A. Peter Bailey, journalist, historian, and activist, was born on February 24, 1938, in Columbus, Georgia, to Upson Bailey, Sr. of Randolph County, Alabama, and Alga McFarlane Bailey of Birmingham. He was, however, raised in Tuskegee, Alabama. He attended Tuskegee’s Saint Joseph Catholic School from the first grade in 1944 until the eighth grade in 1952. He attended Tuskegee Institute High School before moving to Nuremberg, Germany, where his father was stationed in the military, in 1953. In 1955, Peter graduated from Nuremberg American High School. He was the youngest of two brothers and seven sisters.
Bailey served in the United States Army from 1956 until 1959. He joined at Howard University after obtaining an honorary discharge and stayed until 1962. Bailey moved to Harlem that year and became close friends with civil rights activist Malcolm X. Bailey joined the Organization of Afro-American Unity (OAAU) in 1964 and served as editor of the organization’s periodical, Blacklash. He worked closely with Malcolm X in the OAAU, and he was one of the pallbearers at Malcolm X’s funeral in 1965.

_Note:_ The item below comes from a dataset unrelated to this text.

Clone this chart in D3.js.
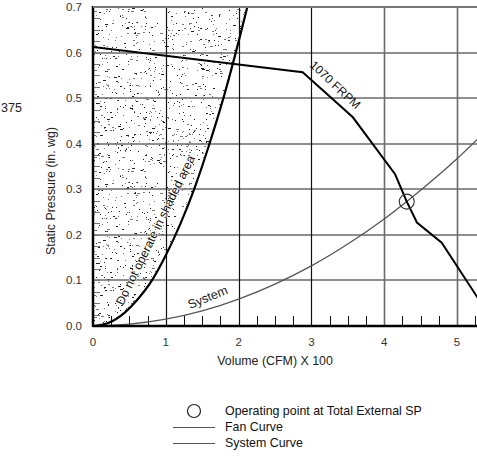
<!DOCTYPE html>
<html>
<head>
<meta charset="utf-8">
<script src="https://cdn.jsdelivr.net/npm/d3@7"></script>
<style>
  body { margin: 0; background: #fff; }
  svg { display: block; font-family: "Liberation Sans", Arial, sans-serif; }
</style>
</head>
<body>
<script>
// Chart data.
var xTicks = [0, 1, 2, 3, 4, 5];
var yTicks = [0.0, 0.1, 0.2, 0.3, 0.4, 0.5, 0.6, 0.7];
var fanX = [0, 2.88, 3.57, 4.15, 4.31, 4.45, 4.79, 5.3];
var fanY = [0.612, 0.557, 0.458, 0.333, 0.273, 0.227, 0.183, 0.058];
var sysX = [0, 0.5, 1, 1.5, 2, 2.5, 3, 3.5, 4, 4.5, 5, 5.3];
var sysY = [0, 0.004, 0.015, 0.033, 0.059, 0.092, 0.132, 0.18, 0.235, 0.298, 0.367, 0.413];
var limitX = [0, 0.2, 0.44, 0.6, 0.81, 1.0, 1.2, 1.4, 1.6, 1.8, 2.0, 2.12];
var limitY = [0, 0.006, 0.03, 0.056, 0.1, 0.155, 0.224, 0.305, 0.4, 0.505, 0.624, 0.7];
var opPoint = [4.31, 0.273];
var legendItems = ["Operating point at Total External SP", "Fan Curve", "System Curve"];

var width = 477, height = 456;
var svg = d3.select("body").append("svg")
        .attr("width", width)
        .attr("height", height);

var x = d3.scaleLinear().domain([0, 5]).range([93, 457]);
var y = d3.scaleLinear().domain([0, 0.7]).range([326, 7]);

// Stipple texture for the no-go area (seeded so it is the same every run).
var rnd = d3.randomLcg(0.37);
var defs = svg.append("defs");
var tile = 160;
var pat = defs.append("pattern")
        .attr("id", "stipple")
        .attr("patternUnits", "userSpaceOnUse")
        .attr("width", tile).attr("height", tile);
for (var i = 0; i < 950; i++) {
    var r = rnd();
    pat.append("rect")
        .attr("x", Math.floor(rnd() * tile))
        .attr("y", Math.floor(rnd() * tile))
        .attr("width", r < 0.08 ? 3 : (r < 0.3 ? 2 : 1))
        .attr("height", 1)
        .attr("fill", rnd() < 0.45 ? "#222" : "#777");
}
defs.append("clipPath").attr("id", "plotClip")
    .append("rect")
    .attr("x", x(0)).attr("y", y(0.7))
    .attr("width", width - x(0)).attr("height", y(0) - y(0.7));

var plot = svg.append("g").attr("clip-path", "url(#plotClip)");

// Shaded area
var limitPts = limitX.map(function(d, i) { return [d, limitY[i]]; });
var area = d3.area()
        .x0(x(0))
        .x1(function(d) { return x(d[0]); })
        .y(function(d) { return y(d[1]); })
        .curve(d3.curveMonotoneX);
plot.append("path")
    .datum(limitPts)
    .attr("d", area)
    .attr("fill", "url(#stipple)");

// Grid
plot.selectAll(".hgrid").data(yTicks.slice(1)).enter().append("line")
    .attr("x1", x(0)).attr("x2", width)
    .attr("y1", function(d) { return Math.round(y(d)); })
    .attr("y2", function(d) { return Math.round(y(d)); })
    .attr("stroke", "#6a6a6a").attr("stroke-width", 1.6);
plot.selectAll(".vgrid").data(xTicks.slice(1)).enter().append("line")
    .attr("x1", function(d) { return Math.round(x(d)) + 0.5; })
    .attr("x2", function(d) { return Math.round(x(d)) + 0.5; })
    .attr("y1", y(0.7)).attr("y2", y(0))
    .attr("stroke", function(d) { return d < 4 ? "#111" : "#6a6a6a"; })
    .attr("stroke-width", function(d) { return d < 4 ? 1.2 : 1.6; });

// Minor ticks
var minorX = d3.range(0.25, 5.3, 0.25).filter(function(d) { return Math.abs(d - Math.round(d)) > 0.01; });
plot.selectAll(".mx").data(minorX).enter().append("line")
    .attr("x1", function(d) { return Math.round(x(d)) + 0.5; })
    .attr("x2", function(d) { return Math.round(x(d)) + 0.5; })
    .attr("y1", y(0)).attr("y2", y(0) - 10)
    .attr("stroke", "#111").attr("stroke-width", 1);
var minorY = d3.range(0.025, 0.7, 0.025);
plot.selectAll(".my").data(minorY).enter().append("line")
    .attr("x1", x(0)).attr("x2", x(0) + 7)
    .attr("y1", function(d) { return Math.round(y(d)) + 0.5; })
    .attr("y2", function(d) { return Math.round(y(d)) + 0.5; })
    .attr("stroke", "#777").attr("stroke-width", 1);

// Curves
var line = d3.line()
        .x(function(d) { return x(d[0]); })
        .y(function(d) { return y(d[1]); });
plot.append("path")
    .datum(limitPts)
    .attr("d", line.curve(d3.curveMonotoneX))
    .attr("fill", "none").attr("stroke", "#000").attr("stroke-width", 2.2);
plot.append("path")
    .datum(sysX.map(function(d, i) { return [d, sysY[i]]; }))
    .attr("d", line.curve(d3.curveMonotoneX))
    .attr("fill", "none").attr("stroke", "#555").attr("stroke-width", 1.3);
plot.append("path")
    .datum(fanX.map(function(d, i) { return [d, fanY[i]]; }))
    .attr("d", line.curve(d3.curveLinear))
    .attr("fill", "none").attr("stroke", "#000").attr("stroke-width", 2);
plot.append("circle")
    .attr("cx", x(opPoint[0])).attr("cy", y(opPoint[1]))
    .attr("r", 7.5)
    .attr("fill", "none").attr("stroke", "#333").attr("stroke-width", 1.1);

// Axes lines
svg.append("line")
    .attr("x1", x(0)).attr("x2", x(0)).attr("y1", y(0.7) - 1).attr("y2", y(0) + 1)
    .attr("stroke", "#000").attr("stroke-width", 2.5);
svg.append("line")
    .attr("x1", x(0)).attr("x2", width).attr("y1", y(0)).attr("y2", y(0))
    .attr("stroke", "#000").attr("stroke-width", 2.5);
svg.append("line")
    .attr("x1", x(0)).attr("x2", width).attr("y1", y(0.7)).attr("y2", y(0.7))
    .attr("stroke", "#777").attr("stroke-width", 2);

// Tick labels
svg.selectAll(".yl").data(yTicks).enter().append("text")
    .attr("x", 82).attr("y", function(d) { return y(d) + 4; })
    .attr("text-anchor", "end")
    .attr("font-size", 11.5).attr("fill", "#333")
    .text(function(d) { return d3.format(".1f")(d); });
svg.selectAll(".xl").data(xTicks).enter().append("text")
    .attr("x", function(d) { return x(d); }).attr("y", 346)
    .attr("text-anchor", "middle")
    .attr("font-size", 11.5).attr("fill", "#333")
    .text(function(d) { return d; });

svg.append("text")
    .attr("x", 275).attr("y", 365)
    .attr("text-anchor", "middle")
    .attr("font-size", 12.4).attr("fill", "#222")
    .text("Volume (CFM) X 100");
svg.append("text")
    .attr("transform", "translate(55,191) rotate(-90)")
    .attr("text-anchor", "middle")
    .attr("font-size", 12.4).attr("fill", "#222")
    .text("Static Pressure (in. wg)");

// Stray text from outside the crop
svg.append("text")
    .attr("x", 1).attr("y", 112)
    .attr("font-size", 12.5).attr("fill", "#222")
    .text("375");

// Curve labels
svg.append("text")
    .attr("transform", "translate(309,66) rotate(43)")
    .attr("font-size", 12).attr("fill", "#111")
    .text("1070 FRPM");
svg.append("text")
    .attr("transform", "translate(190,309) rotate(-22)")
    .attr("font-size", 12.5).attr("fill", "#222")
    .text("System");
svg.append("text")
    .attr("transform", "translate(123,306) rotate(-64)")
    .attr("font-size", 12.2).attr("fill", "#111")
    .attr("stroke", "#fff").attr("stroke-width", 1)
    .attr("paint-order", "stroke")
    .text("Do not operate in shaded area");

// Legend
var legend = svg.append("g");
legend.append("circle")
    .attr("cx", 194).attr("cy", 411).attr("r", 6.5)
    .attr("fill", "none").attr("stroke", "#222").attr("stroke-width", 1.2);
legend.selectAll(".ll").data(legendItems.slice(1)).enter().append("line")
    .attr("x1", 173).attr("x2", 215)
    .attr("y1", function(d, i) { return 427.5 + i * 16; })
    .attr("y2", function(d, i) { return 427.5 + i * 16; })
    .attr("stroke", "#555").attr("stroke-width", 1.2);
legend.selectAll(".lt").data(legendItems).enter().append("text")
    .attr("x", 225)
    .attr("y", function(d, i) { return 415 + i * 16; })
    .attr("font-size", 12.4).attr("fill", "#111")
    .text(function(d) { return d; });
</script>
</body>
</html>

Bailey worked as an associate editor for Ebony magazine in New York City from 1968 to 1975. He was associate director of the Black Theatre Alliance (BTA) from 1975 to 1981 and a member of the Tony Awards Nominating Committee during the 1975-76 Broadway season.
Bailey was elected president of the New York Association of Black Journalists in 1983 and served in that capacity until 1985.
Bailey has written and co-written several books, including Revelations: Alvin Ailey’s Autobiography with Alvin Ailey (1995), Seventh Child: A Family Memoir with Rodnell Collins (2000), and Witnessing Brother Malcolm X: The Master Teacher, with Alvin Ailey (2013).
Bailey has lectured about Malcolm X’s work at over 40 academic institutions and libraries across the United States, and he has worked as an Adjunct Professor of Journalism at Hunter College, the University of the District of Columbia, and Virginia Commonwealth University.
A. Peter Bailey lives in Washington, DC with his two sons, seven grandchildren, and six great-grandchildren. In 2021. He continues to write, most recently for the Florida Courier and The Washington Informer.